In his portraits of the forties and fifties, Giacometti always sought the likeness – but did not settle for that simple reality. The head of any friend he depicted would be worked and reworked, sometimes becoming a kind of dense, blackened globe at the center of the image. From the knotty head radiated other lights and spaces in a kind of ever-expanding aura; the mind seemed to open into an endless succession of rooms. Giacometti’s palette was dark and muddy, full of smudges, erasures, and scratchings. The paint itself became an earthy clay full of rich intimations – a plowed and seeded field rather than a harvested crop. Even if he had never made any three-dimensional objects, you would suppose that these were the paintings of a sculptor.
In the celebrated sculptures, too, the space around the figure became a vital part of the work. Giacometti was inspired, in part, by the idea and appearance of people viewed in the distance. The figures he made, whether tiny or large, seemed to capture not just a literal but a metaphorical sense of great distance – to imply immensities. What pulls, stretches, and elongates the figures? Surely it is those same large spaces that you find pulsing and radiating through the paintings. The sculptures stand out from the paintings, however, because they also appear more than personal. They seem to speak for a civilization, not just an artist, much like the stone heads on Easter Island or the hieratic statuary of Egyptian art. Each of his three major themes in the classic sculpture has an archetypal air. The walking men embody the striving of mankind, the standing women “the other,” the busts consciousness itself.

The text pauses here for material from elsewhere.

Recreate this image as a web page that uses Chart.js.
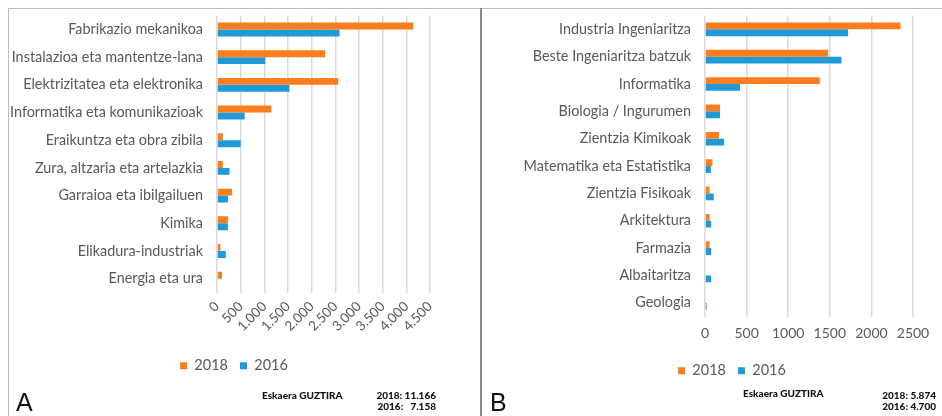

What makes the figures iconic, however, is that they give body to the great questions and paradoxes of modernity. Would you call Giacometti’s figures primitive or sophisticated, contemporary or archaic? They are all of the above. The figures, at once immediate and timeless, find eternity in the past yet stride forward into the future or gaze unblinkingly at what lies ahead. (With the exception of Brancusi, no artist has so seamlessly fused the modern and ancient.) Built of dribs and drabs, they are remarkably solid. They are light as air but ungainly. They appear both abstract and representational, spiritual and earth-bound, solitary and part of a crowd. They emerge from the mud of modern history – the merde of the twentieth century – but it is not possible to say with what viewpoint. Are these works pessimistic or optimistic? The only answer is yes.
Alberto Giacometti
At the Museum of Modern Art; through 1/8/02.